We connect donors to learning resources and ways to support community-led solutions. Learn more about us.
Giving Compass' Take:
• Alex Cortez argues that there are four ways to harness parent power to make and sustain real change in education systems to benefit students.
• How can parents in your community leading the charge on education? What support would most help their efforts?
• Learn about the impact of parents on school quality.
Most parents in underperforming school systems do not possess the economic power to move to better school systems, and too few know how to activate their personal power to influence change in their current school systems.
Many communities with failing schools lack even basic information to know that their schools are failing and to understand what policies and politics are causing this failure.
Turning “latent demand” into “actionable demand” is about power: informing and organizing parents so they can exercise their innate power — individually and collectively — to create and sustain change.
There are four strategies that informed and organized parents can use to exercise their power:
- Parents as Partners: Parents exercising their power as co-educators of their children, either in collaboration with schools or through other resources.
- Voting With Their Choice: Parents exercising their power (a) to choose the school they believe is the best fit for their children’s needs (within whatever constraints around choice exist in their community), and (b) to make decisions about the many choices within a school that reflect the needs of their children.

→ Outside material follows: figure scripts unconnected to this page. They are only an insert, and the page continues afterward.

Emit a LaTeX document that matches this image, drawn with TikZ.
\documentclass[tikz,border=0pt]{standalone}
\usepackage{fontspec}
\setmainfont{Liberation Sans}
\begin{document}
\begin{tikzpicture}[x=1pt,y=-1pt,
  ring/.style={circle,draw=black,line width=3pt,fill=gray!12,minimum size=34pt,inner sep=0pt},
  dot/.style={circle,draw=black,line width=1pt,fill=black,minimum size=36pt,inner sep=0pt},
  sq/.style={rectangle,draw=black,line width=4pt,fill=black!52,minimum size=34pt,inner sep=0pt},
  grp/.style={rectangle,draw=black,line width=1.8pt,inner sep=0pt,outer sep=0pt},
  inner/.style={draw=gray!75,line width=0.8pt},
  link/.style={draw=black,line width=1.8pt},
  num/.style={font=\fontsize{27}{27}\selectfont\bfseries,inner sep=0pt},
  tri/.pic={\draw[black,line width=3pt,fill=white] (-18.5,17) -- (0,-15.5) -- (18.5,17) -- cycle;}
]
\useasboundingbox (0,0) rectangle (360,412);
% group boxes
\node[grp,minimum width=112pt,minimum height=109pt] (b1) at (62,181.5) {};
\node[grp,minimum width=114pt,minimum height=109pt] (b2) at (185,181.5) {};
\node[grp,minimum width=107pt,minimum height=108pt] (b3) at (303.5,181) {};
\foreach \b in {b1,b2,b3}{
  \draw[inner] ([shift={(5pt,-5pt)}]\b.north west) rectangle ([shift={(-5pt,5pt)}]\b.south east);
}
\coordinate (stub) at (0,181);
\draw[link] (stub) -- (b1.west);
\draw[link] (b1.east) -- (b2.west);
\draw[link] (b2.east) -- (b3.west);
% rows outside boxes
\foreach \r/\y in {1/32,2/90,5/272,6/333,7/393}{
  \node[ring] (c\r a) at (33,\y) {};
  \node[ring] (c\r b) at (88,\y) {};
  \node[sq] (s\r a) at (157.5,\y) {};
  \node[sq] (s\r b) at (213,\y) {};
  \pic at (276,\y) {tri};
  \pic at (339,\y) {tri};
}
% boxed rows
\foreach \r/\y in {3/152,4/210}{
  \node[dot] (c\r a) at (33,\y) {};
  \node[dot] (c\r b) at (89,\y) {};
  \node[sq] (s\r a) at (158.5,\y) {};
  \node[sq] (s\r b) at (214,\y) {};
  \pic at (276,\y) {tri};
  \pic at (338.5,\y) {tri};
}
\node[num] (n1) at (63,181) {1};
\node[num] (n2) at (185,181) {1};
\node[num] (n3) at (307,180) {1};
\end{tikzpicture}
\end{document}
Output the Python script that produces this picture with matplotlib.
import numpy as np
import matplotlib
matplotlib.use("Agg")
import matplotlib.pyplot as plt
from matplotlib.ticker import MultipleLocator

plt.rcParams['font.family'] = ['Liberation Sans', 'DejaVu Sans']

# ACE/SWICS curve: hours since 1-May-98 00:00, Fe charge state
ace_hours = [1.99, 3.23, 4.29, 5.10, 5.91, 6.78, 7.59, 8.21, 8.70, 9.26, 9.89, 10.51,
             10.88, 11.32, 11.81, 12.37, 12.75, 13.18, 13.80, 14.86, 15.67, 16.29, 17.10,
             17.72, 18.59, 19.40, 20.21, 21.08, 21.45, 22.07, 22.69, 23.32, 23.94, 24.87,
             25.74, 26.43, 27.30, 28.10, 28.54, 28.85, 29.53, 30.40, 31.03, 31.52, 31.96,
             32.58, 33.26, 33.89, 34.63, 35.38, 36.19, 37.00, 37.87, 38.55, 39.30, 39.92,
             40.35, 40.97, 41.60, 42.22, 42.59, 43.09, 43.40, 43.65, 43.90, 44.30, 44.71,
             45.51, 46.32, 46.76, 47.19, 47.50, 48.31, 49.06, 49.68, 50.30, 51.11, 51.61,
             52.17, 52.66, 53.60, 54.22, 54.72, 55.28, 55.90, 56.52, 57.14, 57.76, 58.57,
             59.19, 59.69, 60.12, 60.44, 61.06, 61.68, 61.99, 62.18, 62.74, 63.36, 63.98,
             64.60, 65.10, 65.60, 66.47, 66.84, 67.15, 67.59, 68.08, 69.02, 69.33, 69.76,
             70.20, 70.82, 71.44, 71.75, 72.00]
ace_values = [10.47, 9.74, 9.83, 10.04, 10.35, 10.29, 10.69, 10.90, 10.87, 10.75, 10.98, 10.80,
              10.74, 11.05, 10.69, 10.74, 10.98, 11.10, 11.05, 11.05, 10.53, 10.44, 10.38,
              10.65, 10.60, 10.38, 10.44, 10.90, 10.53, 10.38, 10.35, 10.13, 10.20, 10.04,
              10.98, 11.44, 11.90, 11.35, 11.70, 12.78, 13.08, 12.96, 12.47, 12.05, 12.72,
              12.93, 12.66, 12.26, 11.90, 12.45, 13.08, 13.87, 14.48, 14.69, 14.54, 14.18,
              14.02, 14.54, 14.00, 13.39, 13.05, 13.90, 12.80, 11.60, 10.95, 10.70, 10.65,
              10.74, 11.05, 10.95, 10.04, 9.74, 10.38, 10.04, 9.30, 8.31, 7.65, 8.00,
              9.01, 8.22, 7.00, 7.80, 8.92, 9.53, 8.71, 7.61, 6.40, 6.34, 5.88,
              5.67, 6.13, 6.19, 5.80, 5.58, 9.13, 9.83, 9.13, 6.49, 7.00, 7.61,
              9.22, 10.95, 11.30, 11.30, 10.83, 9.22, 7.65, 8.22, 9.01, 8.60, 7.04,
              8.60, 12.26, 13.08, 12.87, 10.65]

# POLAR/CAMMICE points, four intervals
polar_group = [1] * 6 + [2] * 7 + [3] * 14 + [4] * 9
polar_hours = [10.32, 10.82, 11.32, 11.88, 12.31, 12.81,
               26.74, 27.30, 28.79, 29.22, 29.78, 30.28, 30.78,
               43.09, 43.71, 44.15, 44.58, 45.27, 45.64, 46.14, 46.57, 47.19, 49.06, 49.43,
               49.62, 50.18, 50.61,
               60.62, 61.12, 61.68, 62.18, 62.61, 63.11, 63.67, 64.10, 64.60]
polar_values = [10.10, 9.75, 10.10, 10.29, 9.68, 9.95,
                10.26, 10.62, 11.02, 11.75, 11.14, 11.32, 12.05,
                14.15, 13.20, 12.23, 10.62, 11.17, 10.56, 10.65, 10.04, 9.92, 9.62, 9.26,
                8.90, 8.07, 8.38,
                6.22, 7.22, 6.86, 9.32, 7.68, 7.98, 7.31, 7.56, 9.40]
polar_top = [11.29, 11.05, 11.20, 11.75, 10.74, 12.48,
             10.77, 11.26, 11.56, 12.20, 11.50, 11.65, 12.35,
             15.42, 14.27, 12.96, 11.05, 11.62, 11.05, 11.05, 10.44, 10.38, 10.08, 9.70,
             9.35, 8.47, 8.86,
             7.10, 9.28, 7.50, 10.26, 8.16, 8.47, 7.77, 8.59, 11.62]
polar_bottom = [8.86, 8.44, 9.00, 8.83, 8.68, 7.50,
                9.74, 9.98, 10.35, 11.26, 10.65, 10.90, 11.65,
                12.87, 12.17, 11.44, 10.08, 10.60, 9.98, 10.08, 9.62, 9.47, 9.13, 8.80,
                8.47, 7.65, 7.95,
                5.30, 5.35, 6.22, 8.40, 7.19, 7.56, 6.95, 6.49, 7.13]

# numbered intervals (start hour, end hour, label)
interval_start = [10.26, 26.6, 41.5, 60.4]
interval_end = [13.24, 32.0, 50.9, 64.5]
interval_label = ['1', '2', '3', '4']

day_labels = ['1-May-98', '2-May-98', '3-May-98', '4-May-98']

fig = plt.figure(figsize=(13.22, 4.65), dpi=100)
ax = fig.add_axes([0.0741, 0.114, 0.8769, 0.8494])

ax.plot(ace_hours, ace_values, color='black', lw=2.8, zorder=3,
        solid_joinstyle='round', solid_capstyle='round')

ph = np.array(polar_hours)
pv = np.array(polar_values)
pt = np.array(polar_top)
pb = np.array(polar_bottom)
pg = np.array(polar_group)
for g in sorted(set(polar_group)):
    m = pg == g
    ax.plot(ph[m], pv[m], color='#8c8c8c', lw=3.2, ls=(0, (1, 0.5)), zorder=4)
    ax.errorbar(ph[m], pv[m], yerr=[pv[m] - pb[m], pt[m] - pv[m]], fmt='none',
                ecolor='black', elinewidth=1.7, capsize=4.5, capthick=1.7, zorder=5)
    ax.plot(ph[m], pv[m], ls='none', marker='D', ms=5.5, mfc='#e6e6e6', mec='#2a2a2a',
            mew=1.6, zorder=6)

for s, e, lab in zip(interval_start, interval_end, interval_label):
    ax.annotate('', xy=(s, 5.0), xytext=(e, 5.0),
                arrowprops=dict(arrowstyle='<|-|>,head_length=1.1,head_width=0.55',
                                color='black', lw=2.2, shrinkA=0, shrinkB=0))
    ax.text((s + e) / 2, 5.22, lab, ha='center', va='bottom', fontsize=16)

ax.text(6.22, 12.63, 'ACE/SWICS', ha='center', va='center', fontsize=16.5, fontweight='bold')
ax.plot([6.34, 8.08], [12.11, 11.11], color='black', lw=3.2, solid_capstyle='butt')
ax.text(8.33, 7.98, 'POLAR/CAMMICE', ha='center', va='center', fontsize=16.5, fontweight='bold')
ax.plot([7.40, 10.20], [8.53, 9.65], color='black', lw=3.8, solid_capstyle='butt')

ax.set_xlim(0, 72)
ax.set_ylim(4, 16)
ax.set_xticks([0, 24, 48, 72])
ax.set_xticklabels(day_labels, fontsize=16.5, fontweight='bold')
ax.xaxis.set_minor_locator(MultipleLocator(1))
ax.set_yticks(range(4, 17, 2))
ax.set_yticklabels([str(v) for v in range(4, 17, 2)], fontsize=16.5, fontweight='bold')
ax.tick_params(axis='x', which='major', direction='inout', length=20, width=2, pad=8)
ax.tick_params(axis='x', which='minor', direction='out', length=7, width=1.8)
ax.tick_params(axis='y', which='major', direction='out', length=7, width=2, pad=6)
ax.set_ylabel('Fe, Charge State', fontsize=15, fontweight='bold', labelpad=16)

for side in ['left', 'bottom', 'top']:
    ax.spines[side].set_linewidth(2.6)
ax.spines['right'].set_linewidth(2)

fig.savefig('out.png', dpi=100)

- Voting With Their Collective Voice: Parents exercising their power through collective action on an issue campaign to influence those in authority to change policies.
- Voting With Their Vote: Parents exercising their power through electoral action to influence who holds a position of authority or to directly decide policy through a ballot initiative.
When these types of systems-change campaigns are successful, they also often require parents to again exercise their power as partners or exercise the power of their choice to ensure they and their children can fully access and adopt the benefits a changed system offers.
However, these strategies need not be employed linearly. Parents and organizations can begin with any of these strategies and pursue them in any sequence or combination over time.
Some organizations may exercise all of these strategies directly, while others collaborate with their local education ecosystem to divide and execute — while mutually reinforcing the success of one another’s efforts.
Lastly, parent empowerment efforts are dynamic and cyclical. Organizations and communities can employ an ever-changing mix and sequence of strategies to fit their specific local political, policy and educational performance context.